:: THE RECORDS ::

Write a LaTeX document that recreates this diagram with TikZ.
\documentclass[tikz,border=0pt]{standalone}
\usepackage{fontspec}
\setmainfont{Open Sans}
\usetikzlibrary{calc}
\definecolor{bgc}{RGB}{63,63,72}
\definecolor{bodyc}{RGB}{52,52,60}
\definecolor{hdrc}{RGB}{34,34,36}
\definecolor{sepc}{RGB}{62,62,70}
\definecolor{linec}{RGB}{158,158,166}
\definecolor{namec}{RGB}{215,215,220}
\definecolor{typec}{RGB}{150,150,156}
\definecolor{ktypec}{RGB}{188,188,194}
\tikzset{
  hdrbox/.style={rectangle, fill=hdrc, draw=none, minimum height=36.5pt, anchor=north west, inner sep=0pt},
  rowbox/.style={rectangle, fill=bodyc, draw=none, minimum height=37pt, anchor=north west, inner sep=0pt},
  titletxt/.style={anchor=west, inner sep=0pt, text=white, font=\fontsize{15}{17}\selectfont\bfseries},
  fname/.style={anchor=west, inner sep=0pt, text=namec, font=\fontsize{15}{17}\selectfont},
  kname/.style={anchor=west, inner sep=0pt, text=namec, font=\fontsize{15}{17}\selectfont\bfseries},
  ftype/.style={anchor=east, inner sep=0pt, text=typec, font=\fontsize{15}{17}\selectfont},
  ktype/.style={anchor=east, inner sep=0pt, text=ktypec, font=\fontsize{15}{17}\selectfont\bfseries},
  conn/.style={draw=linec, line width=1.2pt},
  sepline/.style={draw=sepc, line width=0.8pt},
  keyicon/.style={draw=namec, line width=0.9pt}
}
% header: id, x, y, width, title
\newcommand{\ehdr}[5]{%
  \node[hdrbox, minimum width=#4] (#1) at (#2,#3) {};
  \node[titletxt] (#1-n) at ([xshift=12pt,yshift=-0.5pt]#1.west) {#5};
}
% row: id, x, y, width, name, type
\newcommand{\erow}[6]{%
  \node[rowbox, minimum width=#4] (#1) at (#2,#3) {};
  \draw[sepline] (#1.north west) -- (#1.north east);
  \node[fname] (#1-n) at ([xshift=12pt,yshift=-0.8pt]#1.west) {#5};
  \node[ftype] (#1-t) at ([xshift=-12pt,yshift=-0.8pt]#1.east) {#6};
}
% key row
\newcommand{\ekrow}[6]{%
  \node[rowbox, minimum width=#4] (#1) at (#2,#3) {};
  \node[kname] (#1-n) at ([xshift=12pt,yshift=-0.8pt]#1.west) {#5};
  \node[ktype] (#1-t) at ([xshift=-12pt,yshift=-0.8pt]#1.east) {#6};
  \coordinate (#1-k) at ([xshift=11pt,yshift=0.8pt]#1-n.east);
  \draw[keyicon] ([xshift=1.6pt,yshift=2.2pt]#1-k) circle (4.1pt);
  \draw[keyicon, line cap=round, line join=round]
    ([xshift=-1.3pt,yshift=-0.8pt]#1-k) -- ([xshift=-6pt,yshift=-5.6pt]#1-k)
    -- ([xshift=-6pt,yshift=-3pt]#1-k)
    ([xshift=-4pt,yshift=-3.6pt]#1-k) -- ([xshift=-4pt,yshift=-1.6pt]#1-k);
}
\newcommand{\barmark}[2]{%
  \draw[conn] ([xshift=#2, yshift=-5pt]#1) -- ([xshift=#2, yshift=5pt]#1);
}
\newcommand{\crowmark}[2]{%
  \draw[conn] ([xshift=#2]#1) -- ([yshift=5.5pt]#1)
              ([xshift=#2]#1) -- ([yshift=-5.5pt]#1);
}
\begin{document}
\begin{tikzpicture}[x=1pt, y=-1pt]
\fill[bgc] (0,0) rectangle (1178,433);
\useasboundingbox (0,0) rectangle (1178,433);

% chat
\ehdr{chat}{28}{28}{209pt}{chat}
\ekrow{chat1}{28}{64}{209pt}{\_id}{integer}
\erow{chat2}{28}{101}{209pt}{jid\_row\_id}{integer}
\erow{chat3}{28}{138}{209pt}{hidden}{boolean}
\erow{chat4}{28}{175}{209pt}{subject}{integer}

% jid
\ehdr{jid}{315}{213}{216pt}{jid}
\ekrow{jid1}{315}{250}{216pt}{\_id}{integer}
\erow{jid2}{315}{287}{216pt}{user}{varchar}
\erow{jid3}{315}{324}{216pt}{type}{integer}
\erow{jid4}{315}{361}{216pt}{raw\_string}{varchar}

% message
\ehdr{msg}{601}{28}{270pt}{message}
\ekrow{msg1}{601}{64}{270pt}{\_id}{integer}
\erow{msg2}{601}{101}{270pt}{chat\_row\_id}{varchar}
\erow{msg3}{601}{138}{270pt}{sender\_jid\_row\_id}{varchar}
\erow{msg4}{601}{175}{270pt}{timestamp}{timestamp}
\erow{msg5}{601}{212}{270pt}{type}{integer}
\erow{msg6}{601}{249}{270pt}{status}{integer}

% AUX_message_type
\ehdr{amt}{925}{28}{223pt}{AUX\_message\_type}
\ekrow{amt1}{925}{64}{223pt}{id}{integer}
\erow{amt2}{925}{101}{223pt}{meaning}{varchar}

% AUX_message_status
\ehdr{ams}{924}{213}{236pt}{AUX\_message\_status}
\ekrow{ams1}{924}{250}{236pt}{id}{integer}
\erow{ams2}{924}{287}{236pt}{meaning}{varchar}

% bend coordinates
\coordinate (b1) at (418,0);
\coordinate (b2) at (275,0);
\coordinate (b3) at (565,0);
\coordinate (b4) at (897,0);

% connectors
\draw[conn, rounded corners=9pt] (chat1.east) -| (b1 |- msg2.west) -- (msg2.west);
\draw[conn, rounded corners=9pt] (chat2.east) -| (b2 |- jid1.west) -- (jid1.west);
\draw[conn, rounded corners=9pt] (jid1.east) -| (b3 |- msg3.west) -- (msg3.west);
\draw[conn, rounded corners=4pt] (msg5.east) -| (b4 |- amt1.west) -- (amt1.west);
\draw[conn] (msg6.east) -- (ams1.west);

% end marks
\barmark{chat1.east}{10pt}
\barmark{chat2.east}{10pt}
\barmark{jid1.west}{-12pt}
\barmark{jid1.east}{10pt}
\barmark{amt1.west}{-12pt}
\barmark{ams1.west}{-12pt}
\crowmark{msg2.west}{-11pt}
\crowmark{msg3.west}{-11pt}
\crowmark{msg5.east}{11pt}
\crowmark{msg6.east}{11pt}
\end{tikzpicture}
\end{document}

:::
:: THE RECORDS ::

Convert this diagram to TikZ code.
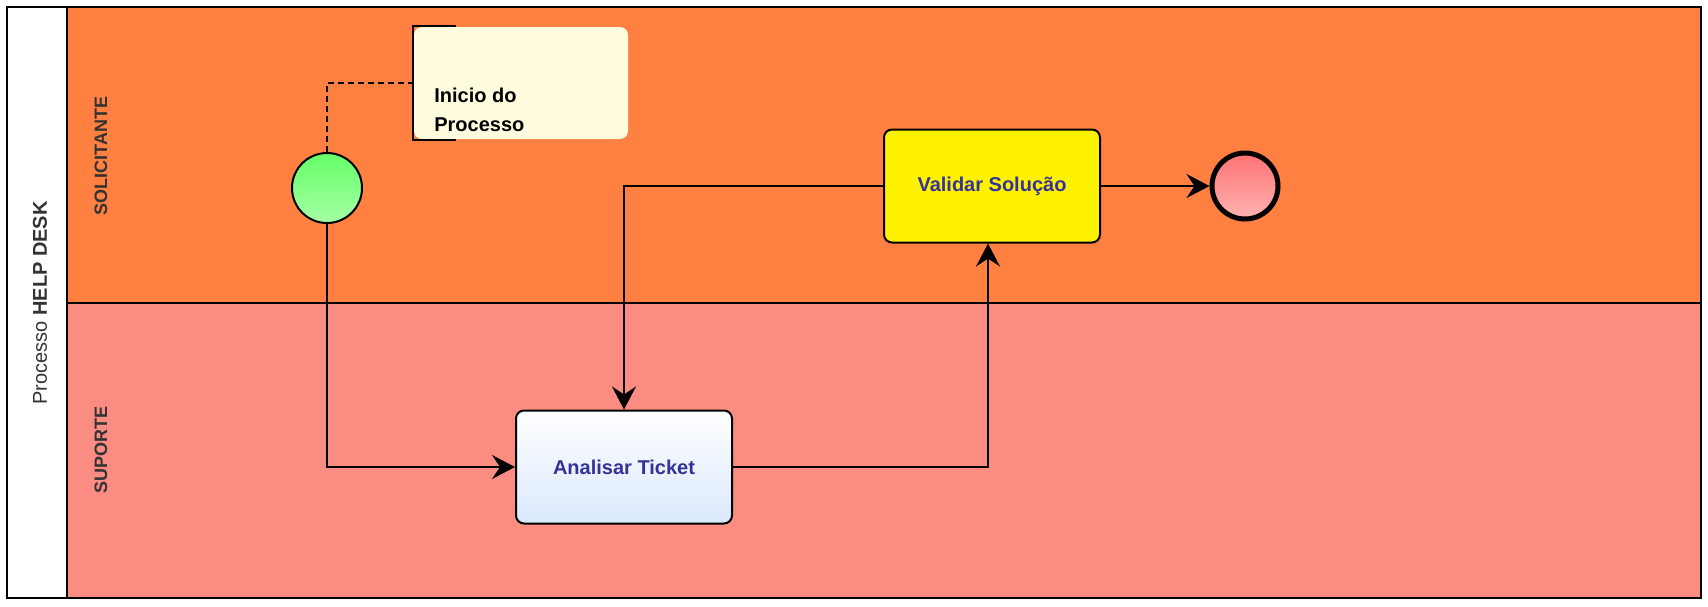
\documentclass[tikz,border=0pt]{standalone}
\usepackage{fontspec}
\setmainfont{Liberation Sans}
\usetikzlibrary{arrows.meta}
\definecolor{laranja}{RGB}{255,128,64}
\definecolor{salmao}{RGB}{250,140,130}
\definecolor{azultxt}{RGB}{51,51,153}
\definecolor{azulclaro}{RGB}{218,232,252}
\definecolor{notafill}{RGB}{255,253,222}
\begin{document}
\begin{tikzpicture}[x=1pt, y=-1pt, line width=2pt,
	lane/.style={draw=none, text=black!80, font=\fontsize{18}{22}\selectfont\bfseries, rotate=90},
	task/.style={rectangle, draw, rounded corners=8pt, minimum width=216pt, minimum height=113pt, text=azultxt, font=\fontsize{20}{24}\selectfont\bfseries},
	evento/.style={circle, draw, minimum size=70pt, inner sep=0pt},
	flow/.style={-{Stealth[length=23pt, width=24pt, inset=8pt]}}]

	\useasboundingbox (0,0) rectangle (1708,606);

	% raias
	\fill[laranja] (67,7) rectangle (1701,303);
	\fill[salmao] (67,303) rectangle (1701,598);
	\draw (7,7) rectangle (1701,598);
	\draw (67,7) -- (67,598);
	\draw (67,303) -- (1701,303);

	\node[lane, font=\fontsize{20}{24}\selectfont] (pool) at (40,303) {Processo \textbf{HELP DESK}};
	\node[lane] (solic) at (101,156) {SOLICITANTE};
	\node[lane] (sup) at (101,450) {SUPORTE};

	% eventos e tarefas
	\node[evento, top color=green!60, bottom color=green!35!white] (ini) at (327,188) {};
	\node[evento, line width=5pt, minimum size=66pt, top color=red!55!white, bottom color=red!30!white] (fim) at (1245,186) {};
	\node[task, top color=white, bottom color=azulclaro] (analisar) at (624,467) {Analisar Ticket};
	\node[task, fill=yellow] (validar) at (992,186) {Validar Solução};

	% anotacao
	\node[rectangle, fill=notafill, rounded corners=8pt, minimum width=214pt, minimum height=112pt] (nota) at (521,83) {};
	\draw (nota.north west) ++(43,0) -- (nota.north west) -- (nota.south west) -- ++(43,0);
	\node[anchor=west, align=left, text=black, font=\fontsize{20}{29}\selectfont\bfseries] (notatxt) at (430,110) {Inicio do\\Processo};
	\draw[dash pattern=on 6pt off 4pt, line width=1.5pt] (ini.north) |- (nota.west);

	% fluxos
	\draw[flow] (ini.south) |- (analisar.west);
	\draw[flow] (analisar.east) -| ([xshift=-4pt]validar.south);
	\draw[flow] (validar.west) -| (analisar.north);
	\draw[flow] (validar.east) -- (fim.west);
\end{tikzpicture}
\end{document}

:::

■ THE EXERCISE
Start with the line that includes "Convert this diagram to TikZ code." and finish with the line that includes "(0,0) rectangle (1708,606);": reproduce those lines exactly, nothing before or after, and omit any pictures.

■ EXERCISE ANSWER
Convert this diagram to TikZ code.
\documentclass[tikz,border=0pt]{standalone}
\usepackage{fontspec}
\setmainfont{Liberation Sans}
\usetikzlibrary{arrows.meta}
\definecolor{laranja}{RGB}{255,128,64}
\definecolor{salmao}{RGB}{250,140,130}
\definecolor{azultxt}{RGB}{51,51,153}
\definecolor{azulclaro}{RGB}{218,232,252}
\definecolor{notafill}{RGB}{255,253,222}
\begin{document}
\begin{tikzpicture}[x=1pt, y=-1pt, line width=2pt,
	lane/.style={draw=none, text=black!80, font=\fontsize{18}{22}\selectfont\bfseries, rotate=90},
	task/.style={rectangle, draw, rounded corners=8pt, minimum width=216pt, minimum height=113pt, text=azultxt, font=\fontsize{20}{24}\selectfont\bfseries},
	evento/.style={circle, draw, minimum size=70pt, inner sep=0pt},
	flow/.style={-{Stealth[length=23pt, width=24pt, inset=8pt]}}]

	\useasboundingbox (0,0) rectangle (1708,606);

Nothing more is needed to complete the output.